Inflation is not an immediate problem and the Reserve Bank governor has signalled his intention to keep interest rates at low levels. Our banks are in good shape (though, sadly, the same cannot be said of our finance companies). The warnings of the “bond vigilantes” that increased government borrowing to fund their deficits will mean rapidly rising long-term interest rates around the world have not materialised. Our own government’s finances are stronger than forecast and are in any case among the healthiest of any advanced country; most European governments can only dream about our relatively and historically low levels of government indebtedness
In these unusually favourable circumstances, there is something wrong with us if we cannot make a good fist of coming out of recession in good order. So, what is going wrong?
What we are seeing, I believe, is a simple failure of analysis. An economy in recession is by definition an economy in which there is a deficiency of demand. If we want to recover from recession, we have to see somewhere a lift in demand. The question is, therefore, where is it to come from?
For once, a partial answer is provided by the export sector. The improvement in export prices is helping to re-balance the economy towards exports and away from domestic consumption –something the government is keen to see and a process that could be made even more beneficial by a more competitive exchange rate.
But is the relatively strong performance of the export sector enough to counter the impact of lower levels of activity in the other two sectors – the private sector and the government?
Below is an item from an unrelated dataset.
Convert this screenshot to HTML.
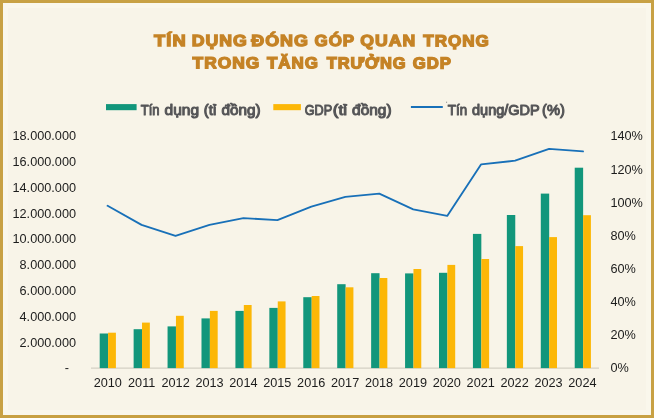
<!DOCTYPE html>
<html><head><meta charset="utf-8"><title>chart</title>
<style>
html,body{margin:0;padding:0;background:#F8F4E8;}
body{width:654px;height:418px;overflow:hidden;font-family:"Liberation Sans",sans-serif;}
svg{display:block;will-change:transform;}
text{font-family:"Liberation Sans",sans-serif;}
.ax{font-size:12.7px;fill:#1c1c1c;}
.ttl{font-size:16.0px;letter-spacing:0.9px;font-weight:bold;fill:#C58326;stroke:#C58326;stroke-width:1.3px;stroke-linejoin:miter;stroke-miterlimit:2;}
.lg{font-size:14.2px;font-weight:normal;fill:#555557;stroke:#555557;stroke-width:1.0px;stroke-linejoin:round;}
</style></head><body>
<svg width="654" height="418" viewBox="0 0 654 418">
<rect x="0" y="0" width="654" height="418" fill="#C8A144"/>
<rect x="3" y="3" width="648" height="412" fill="#FAF7EC"/>
<rect x="8" y="8" width="638" height="402" fill="#F8F4E8"/>

<text class="ttl" transform="translate(0,45.9) rotate(0.03)" x="154.14" y="0" textLength="32.51" lengthAdjust="spacingAndGlyphs">TÍN</text>
<text class="ttl" transform="translate(0,45.9) rotate(0.03)" x="191.70" y="0" textLength="56.07" lengthAdjust="spacingAndGlyphs">DỤNG</text>
<text class="ttl" transform="translate(0,45.9) rotate(0.03)" x="251.21" y="0" textLength="57.77" lengthAdjust="spacingAndGlyphs">ĐÓNG</text>
<text class="ttl" transform="translate(0,45.9) rotate(0.03)" x="314.63" y="0" textLength="40.46" lengthAdjust="spacingAndGlyphs">GÓP</text>
<text class="ttl" transform="translate(0,45.9) rotate(0.03)" x="360.38" y="0" textLength="55.82" lengthAdjust="spacingAndGlyphs">QUAN</text>
<text class="ttl" transform="translate(0,45.9) rotate(0.03)" x="423.30" y="0" textLength="66.43" lengthAdjust="spacingAndGlyphs">TRỌNG</text>
<text class="ttl" transform="translate(0,68.2) rotate(0.03)" x="192.57" y="0" textLength="67.66" lengthAdjust="spacingAndGlyphs">TRONG</text>
<text class="ttl" transform="translate(0,68.2) rotate(0.03)" x="267.01" y="0" textLength="51.81" lengthAdjust="spacingAndGlyphs">TĂNG</text>
<text class="ttl" transform="translate(0,68.2) rotate(0.03)" x="326.71" y="0" textLength="79.91" lengthAdjust="spacingAndGlyphs">TRƯỞNG</text>
<text class="ttl" transform="translate(0,68.2) rotate(0.03)" x="412.73" y="0" textLength="39.10" lengthAdjust="spacingAndGlyphs">GDP</text>
<rect x="106" y="104.1" width="30.6" height="6.1" fill="#12967B"/>
<rect x="273.3" y="104.1" width="27.6" height="6.1" fill="#FCB707"/>
<line x1="410.9" y1="107.0" x2="442.8" y2="107.0" stroke="#1870B8" stroke-width="1.9"/>
<rect x="446.0" y="101.7" width="1.1" height="1.1" fill="#555557" opacity="0.6"/>
<text class="lg" x="140.83" y="115.0" textLength="18.75" lengthAdjust="spacingAndGlyphs">Tín</text>
<text class="lg" x="164.62" y="115.0" textLength="34.47" lengthAdjust="spacingAndGlyphs">dụng</text>
<text class="lg" x="203.86" y="115.0" textLength="12.52" lengthAdjust="spacingAndGlyphs">(tỉ</text>
<text class="lg" x="221.44" y="115.0" textLength="39.13" lengthAdjust="spacingAndGlyphs">đồng)</text>
<text class="lg" x="304.69" y="115.0" textLength="27.47" lengthAdjust="spacingAndGlyphs">GDP</text>
<text class="lg" x="332.84" y="115.0" textLength="14.33" lengthAdjust="spacingAndGlyphs">(tỉ</text>
<text class="lg" x="352.12" y="115.0" textLength="39.49" lengthAdjust="spacingAndGlyphs">đồng)</text>
<text class="lg" x="447.84" y="115.0" textLength="19.24" lengthAdjust="spacingAndGlyphs">Tín</text>
<text class="lg" x="472.04" y="115.0" textLength="67.73" lengthAdjust="spacingAndGlyphs">dụng/GDP</text>
<text class="lg" x="542.05" y="115.0" textLength="22.81" lengthAdjust="spacingAndGlyphs">(%)</text>
<line x1="91" y1="368.1" x2="599" y2="368.1" stroke="#D4D0C4" stroke-width="1.2"/>
<rect x="99.70" y="333.5" width="8.4" height="34.60" fill="#12967B"/>
<rect x="108.10" y="332.7" width="7.80" height="35.40" fill="#FCB707"/>
<rect x="133.63" y="329.2" width="8.4" height="38.90" fill="#12967B"/>
<rect x="142.03" y="322.6" width="7.80" height="45.50" fill="#FCB707"/>
<rect x="167.56" y="326.4" width="8.4" height="41.70" fill="#12967B"/>
<rect x="175.96" y="315.8" width="7.80" height="52.30" fill="#FCB707"/>
<rect x="201.49" y="318.4" width="8.4" height="49.70" fill="#12967B"/>
<rect x="209.89" y="310.9" width="7.80" height="57.20" fill="#FCB707"/>
<rect x="235.42" y="310.9" width="8.4" height="57.20" fill="#12967B"/>
<rect x="243.82" y="305.0" width="7.80" height="63.10" fill="#FCB707"/>
<rect x="269.35" y="307.9" width="8.4" height="60.20" fill="#12967B"/>
<rect x="277.75" y="301.4" width="7.80" height="66.70" fill="#FCB707"/>
<rect x="303.28" y="297.2" width="8.4" height="70.90" fill="#12967B"/>
<rect x="311.68" y="296.0" width="7.80" height="72.10" fill="#FCB707"/>
<rect x="337.21" y="284.2" width="8.4" height="83.90" fill="#12967B"/>
<rect x="345.61" y="287.3" width="7.80" height="80.80" fill="#FCB707"/>
<rect x="371.14" y="273.2" width="8.4" height="94.90" fill="#12967B"/>
<rect x="379.54" y="278.0" width="7.80" height="90.10" fill="#FCB707"/>
<rect x="405.07" y="273.4" width="8.4" height="94.70" fill="#12967B"/>
<rect x="413.47" y="269.0" width="7.80" height="99.10" fill="#FCB707"/>
<rect x="439.00" y="272.8" width="8.4" height="95.30" fill="#12967B"/>
<rect x="447.40" y="264.9" width="7.80" height="103.20" fill="#FCB707"/>
<rect x="472.93" y="233.9" width="8.4" height="134.20" fill="#12967B"/>
<rect x="481.33" y="259.0" width="7.80" height="109.10" fill="#FCB707"/>
<rect x="506.86" y="215.0" width="8.4" height="153.10" fill="#12967B"/>
<rect x="515.26" y="246.1" width="7.80" height="122.00" fill="#FCB707"/>
<rect x="540.79" y="193.6" width="8.4" height="174.50" fill="#12967B"/>
<rect x="549.19" y="237.1" width="7.80" height="131.00" fill="#FCB707"/>
<rect x="574.72" y="167.7" width="8.4" height="200.40" fill="#12967B"/>
<rect x="583.12" y="215.2" width="7.80" height="152.90" fill="#FCB707"/>
<polyline points="107.60,205.8 141.56,224.9 175.52,235.8 209.48,224.8 243.44,218.1 277.40,220.1 311.36,206.7 345.32,196.9 379.28,193.7 413.24,209.4 447.20,215.9 481.16,164.3 515.12,160.7 549.08,148.8 583.04,151.4" fill="none" stroke="#1870B8" stroke-width="1.85" stroke-linejoin="round" stroke-linecap="round"/>
<text class="ax" x="69" y="371.50" text-anchor="end">-</text>
<text class="ax" x="76" y="346.57" text-anchor="end">2.000.000</text>
<text class="ax" x="76" y="320.79" text-anchor="end">4.000.000</text>
<text class="ax" x="76" y="295.01" text-anchor="end">6.000.000</text>
<text class="ax" x="76" y="269.23" text-anchor="end">8.000.000</text>
<text class="ax" x="76" y="243.45" text-anchor="end">10.000.000</text>
<text class="ax" x="76" y="217.67" text-anchor="end">12.000.000</text>
<text class="ax" x="76" y="191.89" text-anchor="end">14.000.000</text>
<text class="ax" x="76" y="166.11" text-anchor="end">16.000.000</text>
<text class="ax" x="76" y="140.33" text-anchor="end">18.000.000</text>
<text class="ax" x="610.4" y="372.35">0%</text>
<text class="ax" x="610.4" y="339.21">20%</text>
<text class="ax" x="610.4" y="306.07">40%</text>
<text class="ax" x="610.4" y="272.93">60%</text>
<text class="ax" x="610.4" y="239.79">80%</text>
<text class="ax" x="610.4" y="206.65">100%</text>
<text class="ax" x="610.4" y="173.51">120%</text>
<text class="ax" x="610.4" y="140.37">140%</text>
<text class="ax" x="107.80" y="387.3" text-anchor="middle">2010</text>
<text class="ax" x="141.70" y="387.3" text-anchor="middle">2011</text>
<text class="ax" x="175.60" y="387.3" text-anchor="middle">2012</text>
<text class="ax" x="209.50" y="387.3" text-anchor="middle">2013</text>
<text class="ax" x="243.40" y="387.3" text-anchor="middle">2014</text>
<text class="ax" x="277.30" y="387.3" text-anchor="middle">2015</text>
<text class="ax" x="311.20" y="387.3" text-anchor="middle">2016</text>
<text class="ax" x="345.10" y="387.3" text-anchor="middle">2017</text>
<text class="ax" x="379.00" y="387.3" text-anchor="middle">2018</text>
<text class="ax" x="412.90" y="387.3" text-anchor="middle">2019</text>
<text class="ax" x="446.80" y="387.3" text-anchor="middle">2020</text>
<text class="ax" x="480.70" y="387.3" text-anchor="middle">2021</text>
<text class="ax" x="514.60" y="387.3" text-anchor="middle">2022</text>
<text class="ax" x="548.50" y="387.3" text-anchor="middle">2023</text>
<text class="ax" x="582.40" y="387.3" text-anchor="middle">2024</text>
</svg></body></html>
If the answer to that question is no, then we have our answer as to why our recovery is so sluggish.
It is of course only too evident that activity and confidence in the private sector have suffered during the recession. Consumers are keeping their wallets closed, and businesses are cutting costs rather than taking on employees and investing in new capacity.
So, if we are to lift ourselves out of recession, we need the government sector to be playing its part in stimulating the level of demand, so as to offset and eventually reverse the current depressed state of the private sector. Yet, when we look to what the government is doing, we see priority given to the government’s finances rather than the health of the wider economy – to getting the government’s deficit down, rather than on using fiscal policy to stimulate the economy as a whole. The effect is that depressed demand in the private sector is reinforced rather than offset. The government is not, in other words, helping towards a solution but contributing to the problem.
The government says of course that it must cut back because it has to borrow just to maintain current spending, let alone spending at a higher level. But that is simply to re-state the problem rather than resolve it. The government has a deficit because a depressed economy means that its revenues are down. If the government is not helping but hindering recovery, then it will take longer to reduce the deficit and the recession will drag on for longer. And the longer it takes, the greater the risk that less than optimal levels of employment, investment and output will become permanent features of our economy.
The government is quite right to insist that it must, like the rest of us, get value for every dollar it spends. But isn’t it time that ministers took a wider and longer view of the role they must play if we are to shake off the shackles of recession?
Bryan Gould
2 October 2010
This article was published in the NZ Herald on 12 October.